Can two different models of arithmetic have non-comparable views of peano arithmetic?

Question

For a given model of arithmetic $M$, we say that models view of peano arithmetic, $V(M)$, is $\{\phi : M \models (PA \vdash \phi) \}$.

For example the view of the standard model is $\{\phi : PA \vdash \phi \}$. On the other hand, for any model $X$ of $PA + \lnot Con(PA)$, $V(X)$ is the set of all statements in arithmetic.

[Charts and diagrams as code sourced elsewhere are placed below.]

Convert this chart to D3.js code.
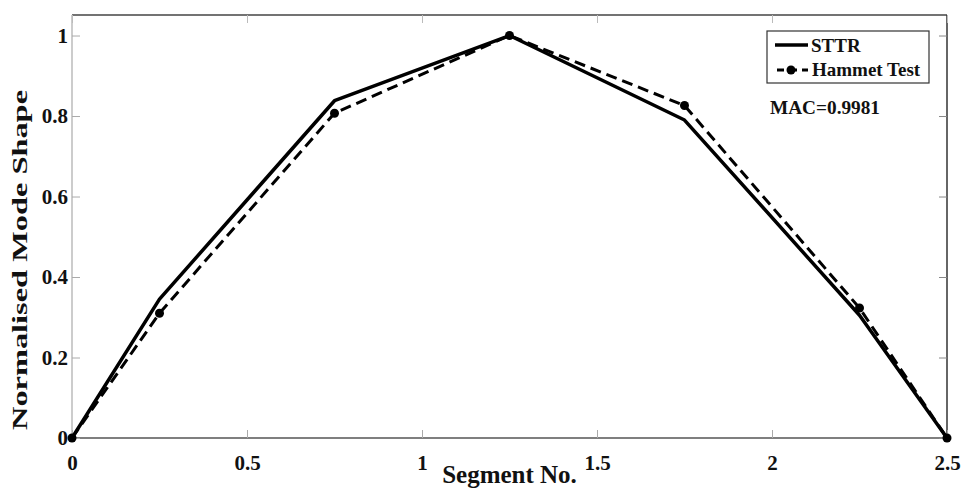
<!DOCTYPE html>
<html>
<head>
<meta charset="utf-8">
<script src="https://cdn.jsdelivr.net/npm/d3@7"></script>
<style>
  html, body { margin: 0; padding: 0; background: #fff; }
  svg { display: block; }
  text { font-family: "Liberation Serif", "Times New Roman", serif; font-weight: bold; fill: #111; }
</style>
</head>
<body>
<svg id="chart" width="962" height="491"></svg>
<script>
// ---- data ----
const segments = [0, 0.25, 0.75, 1.25, 1.75, 2.25, 2.5];
const sttr     = [0, 0.345, 0.838, 1.0, 0.79, 0.305, 0];
const hammet   = [0, 0.31, 0.807, 1.0, 0.826, 0.323, 0];
const xTicks = [0, 0.5, 1, 1.5, 2, 2.5];
const yTicks = [0, 0.2, 0.4, 0.6, 0.8, 1];
const seriesNames = ["STTR", "Hammet Test"];
const macText = "MAC=0.9981";
const xTitle = "Segment No.";
const yTitle = "Normalised Mode Shape";

const svg = d3.select("#chart");
const L = 72, R = 947, T = 15, B = 438;
const x = d3.scaleLinear().domain([0, 2.5]).range([L, R]);
const y = d3.scaleLinear().domain([0, 1.051]).range([B, T]);

// frame
const frame = svg.append("g");
frame.append("line").attr("x1", L).attr("x2", R).attr("y1", T).attr("y2", T).attr("stroke", "#444").attr("stroke-width", 1.5);
frame.append("line").attr("x1", R).attr("x2", R).attr("y1", T).attr("y2", B).attr("stroke", "#333").attr("stroke-width", 1.5);
frame.append("line").attr("x1", L).attr("x2", R).attr("y1", B).attr("y2", B).attr("stroke", "#555").attr("stroke-width", 1.5);
frame.append("line").attr("x1", L).attr("x2", L).attr("y1", T).attr("y2", B).attr("stroke", "#aaa").attr("stroke-width", 1.2);

// axes via d3 axis (inward ticks)
const xAxis = d3.axisBottom(x).tickValues(xTicks).tickSize(-8).tickPadding(17).tickFormat(d3.format("~g"));
const gx = svg.append("g").attr("transform", `translate(0,${B})`).call(xAxis);
gx.select(".domain").remove();
gx.selectAll(".tick line").attr("stroke", "#aaa");
gx.selectAll(".tick text").attr("font-size", 21).attr("fill", "#111");

const xTop = d3.axisTop(x).tickValues(xTicks).tickSize(-8).tickFormat("");
const gxt = svg.append("g").attr("transform", `translate(0,${T})`).call(xTop);
gxt.select(".domain").remove();
gxt.selectAll(".tick line").attr("stroke", "#bbb");

const yAxis = d3.axisLeft(y).tickValues(yTicks).tickSize(-8).tickPadding(4).tickFormat(d3.format("~g"));
const gy = svg.append("g").attr("transform", `translate(${L},0)`).call(yAxis);
gy.select(".domain").remove();
gy.selectAll(".tick line").attr("stroke", "#aaa");
gy.selectAll(".tick text").attr("font-size", 21).attr("fill", "#111");

const yRight = d3.axisRight(y).tickValues(yTicks).tickSize(-8).tickFormat("");
const gyr = svg.append("g").attr("transform", `translate(${R},0)`).call(yRight);
gyr.select(".domain").remove();
gyr.selectAll(".tick line").attr("stroke", "#888");

// lines
const line = d3.line().x((d, i) => x(segments[i])).y(d => y(d));
svg.append("path").datum(sttr).attr("d", line)
  .attr("fill", "none").attr("stroke", "#000").attr("stroke-width", 3.5).attr("stroke-linejoin", "round");
svg.append("path").datum(hammet).attr("d", line)
  .attr("fill", "none").attr("stroke", "#000").attr("stroke-width", 3).attr("stroke-dasharray", "11,6");
svg.append("g").selectAll("circle").data(hammet).join("circle")
  .attr("cx", (d, i) => x(segments[i])).attr("cy", d => y(d)).attr("r", 4.5).attr("fill", "#000");

// titles
svg.append("text").attr("x", (L + R) / 2).attr("y", 483).attr("text-anchor", "middle")
  .attr("font-size", 25).text(xTitle);
svg.append("text").attr("transform", "translate(27,260) rotate(-90)").attr("text-anchor", "middle")
  .attr("font-size", 22).attr("textLength", 340).attr("lengthAdjust", "spacingAndGlyphs").text(yTitle);

// legend
const lg = svg.append("g");
lg.append("rect").attr("x", 767).attr("y", 31).attr("width", 162).attr("height", 52)
  .attr("fill", "#fff").attr("stroke", "#333").attr("stroke-width", 1.2);
lg.append("line").attr("x1", 775).attr("x2", 808).attr("y1", 45).attr("y2", 45).attr("stroke", "#000").attr("stroke-width", 3.5);
lg.append("text").attr("x", 811).attr("y", 52).attr("font-size", 19).text(seriesNames[0]);
lg.append("line").attr("x1", 777).attr("x2", 808).attr("y1", 70).attr("y2", 70).attr("stroke", "#000").attr("stroke-width", 3).attr("stroke-dasharray", "7,5,8,5");
lg.append("circle").attr("cx", 791).attr("cy", 70).attr("r", 4.5).attr("fill", "#000");
lg.append("text").attr("x", 812).attr("y", 76).attr("font-size", 19).text(seriesNames[1]);

svg.append("text").attr("x", 770).attr("y", 114).attr("font-size", 19).attr("font-weight", "normal")
  .attr("textLength", 110).attr("lengthAdjust", "spacingAndGlyphs").text(macText);
</script>
</body>
</html>
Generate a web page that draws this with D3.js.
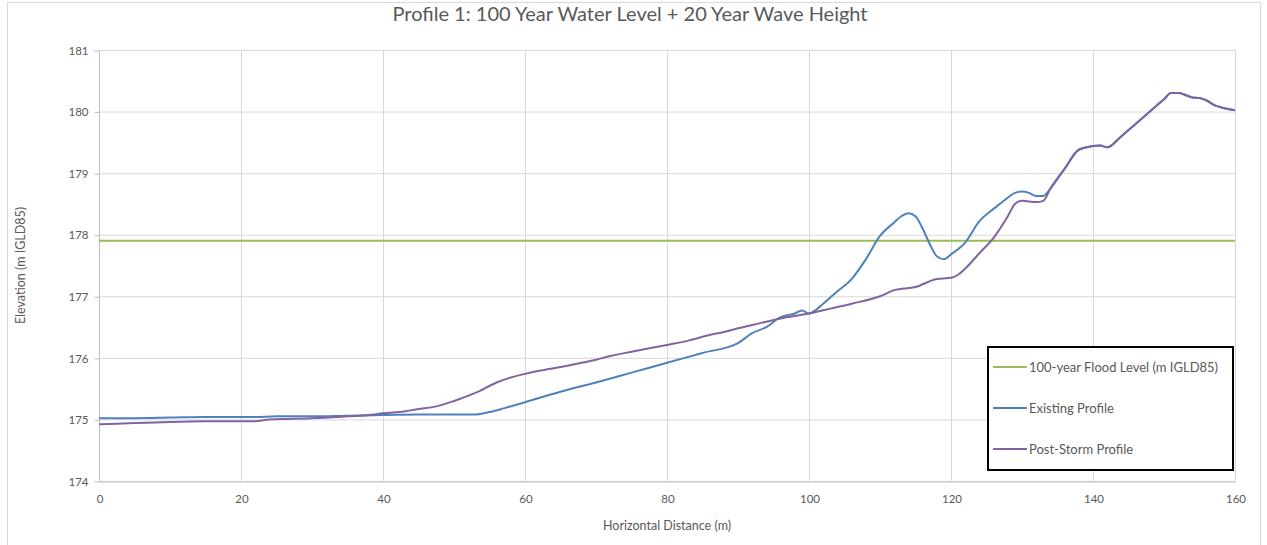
<!DOCTYPE html>
<html><head><meta charset="utf-8">
<script src="https://cdn.jsdelivr.net/npm/d3@7"></script>
<style>
html,body{margin:0;padding:0;background:#fff;}
svg{display:block;font-family:Lato,"Open Sans",sans-serif;}
</style></head>
<body><svg id="c" width="1267" height="545"></svg>
<script>
const title = "Profile 1: 100 Year Water Level + 20 Year Wave Height";
const xTitle = "Horizontal Distance (m)";
const yTitle = "Elevation (m IGLD85)";
const seriesNames = ["100-year Flood Level (m IGLD85)", "Existing Profile", "Post-Storm Profile"];
const seriesColors = ["#9BBB59", "#4F81BD", "#8064A2"];
const xTicks = [0,20,40,60,80,100,120,140,160];
const yTicks = [174,175,176,177,178,179,180,181];

const floodX = [0, 160];
const floodY = [177.9, 177.9];

const existingX = [0,5,10,15,20,22,25,30,35,40,45,50,53,55,57,60,65,70,75,80,85,90,92,94,96,98,99,100,101,102,104,106,108,110,112,113,114,115,116,117,118,119,120,122,124,126,128,129,130,131,132,133,134,136,138,140,141,142,144,146,148,150,151,152,153,154,155,156,157,158,160];
const existingY = [175.02,175.02,175.03,175.04,175.04,175.04,175.05,175.05,175.06,175.07,175.08,175.08,175.08,175.12,175.18,175.28,175.45,175.6,175.76,175.92,176.08,176.24,176.4,176.5,176.66,176.72,176.77,176.72,176.78,176.88,177.08,177.28,177.6,177.98,178.2,178.3,178.35,178.3,178.1,177.85,177.65,177.6,177.68,177.87,178.22,178.42,178.6,178.68,178.7,178.68,178.63,178.63,178.75,179.07,179.38,179.44,179.45,179.42,179.6,179.8,180.0,180.2,180.3,180.3,180.27,180.23,180.22,180.18,180.11,180.07,180.02];

const postX = [0,5,10,15,20,22,24,30,35,38,40,43,45,47,50,53,56,58,60,62,65,68,70,72,75,80,83,86,88,90,93,96,100,103,106,110,112,115,118,120,121,122,124,126,128,129,130,132,133,134,136,138,140,141,142,144,146,148,150,151,152,153,154,155,156,157,158,160];
const postY = [174.92,174.94,174.96,174.97,174.97,174.97,175.0,175.02,175.05,175.07,175.1,175.13,175.17,175.2,175.3,175.43,175.6,175.68,175.74,175.79,175.85,175.92,175.97,176.03,176.1,176.21,176.28,176.37,176.42,176.48,176.56,176.64,176.72,176.8,176.88,177.0,177.1,177.15,177.28,177.3,177.35,177.45,177.7,177.95,178.3,178.5,178.55,178.53,178.55,178.75,179.07,179.38,179.44,179.45,179.42,179.6,179.8,180.0,180.2,180.3,180.3,180.27,180.23,180.22,180.18,180.11,180.07,180.02];

const svg = d3.select("#c");
const W = 1267, H = 545;
const m = {left: 99, right: 1235, top: 50, bottom: 481};
const x = d3.scaleLinear().domain([0,160]).range([m.left, m.right]);
const y = d3.scaleLinear().domain([174,181]).range([m.bottom, m.top]);
const grey = "#595959";

svg.append("rect").attr("x",7.5).attr("y",2.5).attr("width",W-14).attr("height",H+10)
  .attr("fill","#fff").attr("stroke","#d9d9d9");

// gridlines
svg.append("g").selectAll("line").data(yTicks).join("line")
  .attr("x1",m.left).attr("x2",m.right).attr("y1",d=>y(d)+0.5).attr("y2",d=>y(d)+0.5)
  .attr("stroke","#d9d9d9").attr("stroke-width",1);
svg.append("g").selectAll("line").data(xTicks).join("line")
  .attr("y1",m.top).attr("y2",m.bottom).attr("x1",d=>x(d)+0.5).attr("x2",d=>x(d)+0.5)
  .attr("stroke","#d9d9d9").attr("stroke-width",1);

// axes
const yAxis = d3.axisLeft(y).tickValues(yTicks).tickSize(5).tickPadding(6).tickFormat(d3.format("d"));
const gy = svg.append("g").attr("transform",`translate(${m.left+0.5},0.5)`).call(yAxis);
gy.select(".domain").attr("stroke","#bfbfbf").attr("d",`M0,${m.top}V${m.bottom}`);
gy.selectAll(".tick line").attr("stroke","#bfbfbf");
gy.selectAll("text").attr("fill",grey).style("font-size","11.5px").style("font-family","Lato");

const xAxis = d3.axisBottom(x).tickValues(xTicks).tickSize(0).tickPadding(13).tickFormat(d3.format("d"));
const gx = svg.append("g").attr("transform",`translate(0.5,${m.bottom+0.5})`).call(xAxis);
gx.select(".domain").attr("stroke","#bfbfbf");
gx.selectAll("text").attr("fill",grey).style("font-size","11.5px").style("font-family","Lato");

// lines
const line = d3.line().x(d=>x(d[0])).y(d=>y(d[1])).curve(d3.curveMonotoneX);
const series = [
  d3.zip(floodX, floodY),
  d3.zip(existingX, existingY),
  d3.zip(postX, postY)
];
series.forEach((s,i)=>{
  svg.append("path").datum(s).attr("d",line).attr("fill","none")
    .attr("stroke",seriesColors[i]).attr("stroke-width",2).attr("stroke-linejoin","round");
});

// titles
svg.append("text").attr("x",630).attr("y",21).attr("text-anchor","middle")
  .attr("fill",grey).style("font-size","20px").text(title);
svg.append("text").attr("x",(m.left+m.right)/2).attr("y",530).attr("text-anchor","middle")
  .attr("fill",grey).style("font-size","12.5px").text(xTitle);
svg.append("text").attr("transform",`translate(25,${(m.top+m.bottom)/2}) rotate(-90)`)
  .attr("text-anchor","middle").attr("fill",grey).style("font-size","12.5px").text(yTitle);

// legend
const lg = svg.append("g");
lg.append("rect").attr("x",988).attr("y",347).attr("width",245).attr("height",123)
  .attr("fill","#fff").attr("stroke","#000").attr("stroke-width",2);
const ly = [367, 408, 449];
seriesNames.forEach((n,i)=>{
  lg.append("line").attr("x1",993).attr("x2",1027).attr("y1",ly[i]).attr("y2",ly[i])
    .attr("stroke",seriesColors[i]).attr("stroke-width",2);
  lg.append("text").attr("x",1029).attr("y",ly[i]+4.5).attr("fill",grey)
    .style("font-size","13px").text(n);
});
</script></body></html>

For a model $Y$, of $PA + Con(PA) + \lnot Con(ZFC)$, $(ZFC \vdash 0=1) \in V(Y)$ but $0=1 \notin V(Y)$. So $V(\text{standard model}) \subset V(Y) \subset V(X)$.

Can we have two model, $M$ and $M'$, of arithmetic (which are models of peano arithmetic) such that $V(M) \nsubseteq V(M')$ and $V(M') \nsubseteq V(M)$.

Answer 1

First of all, I believe you would be interested in a paper by Kikuchi and Kurahashi, "Illusory Models of Peano Arithmetic". They explore related questions in detail in that paper. In their notation, what you call "V(M)" they call $\mathrm{Thm}_{\mathsf{PA}}(M)$.

Let's first note that if $M \models \lnot \mathrm{Con}(\mathsf{PA})$, then $\mathrm{Thm}_{\mathsf{PA}}(M)$ will contain all sentences in the language. They refer to such models as "insane", and models of $\mathrm{Con}(\mathsf{PA})$ as "sane". So the real question here is whether, given sane models $M$ and $N$, the sets $\mathrm{Thm}_{\mathsf{PA}}(M)$ and $\mathrm{Thm}_{\mathsf{PA}}(N)$ are necessarily linearly ordered. The answer is no; in fact the main result regarding this in their paper actually shows that the family $\mathcal{T} = \{ \mathrm{Thm}_{\mathsf{PA}}(M) : M$ is sane $ \}$ has cardinality $2^{\aleph_0}$.

The main crux behind getting these independence results is that $\mathrm{Thm}_{\mathsf{PA}}(M)$ is determined entirely by the $\Sigma_1$ theory of $M$. Further, given any recursively enumerable theory $T$, there is a $\Sigma_1$ statement $\phi$ such that $T + \phi$ and $T + \lnot \phi$ are both consistent (this is a usual incompleteness argument, though they use a stronger version in order to get that $|\mathcal{T}| = 2^{\aleph_0}$). so let $T$ be the theory $\mathsf{PA} + \mathrm{Con}(\mathsf{PA})$, and then you can find two models of PA which have different $\Sigma_1$ theories, and therefore have incompatible "theorems of PA".

I strongly recommend reading that paper as they ask and answer many related questions that you might be interested in.

Answer 2

First, note that if $\phi \equiv \exists x\psi(x)$ is $\Sigma_1$ and $M$ is a model of $PA$, then $M \models \phi$ implies $\phi \in V(M)$. This is because if $M \models \psi(n)$, then $M$ is able to write $n=1+\cdots+1$ and then prove $PA \vdash \psi(1+\cdots+1)$.

Assume PA is consistent, and let $A,B$ be a recursively inseparable pair of disjoint $\Sigma_1$ subsets of $\mathbb{N}$. Build this disjointness explicitly into their defining formulas, so that you can prove they're disjoint. We claim that for some $n$, there is a pair of models $M_1 \models( n \in A)$ and $M_2 \models (n \in B)$. Since the sets are $\Sigma_1$ and provably disjoint, we get $n\in A$ in $V(M_1)$ but not $V(M_2)$, and the other way round.

For a contradiction, assume that for all $n$ there is no such pair. In particular, either there are no models with $n \in A$, or there are none with $n \in B$. By the Completeness Theorem, the corresponding formula is a theorem of PA. Define a recursive set $C$ by: If $PA \vdash n \not \in B$, put $n$ into $C$; and if $PA \vdash n \not \in A$, put $n$ into the complement $\bar C$. But then $C$ is a recursive separator for $A$ and $B$, contradicting the choice of $A$ and $B$. The proof is over.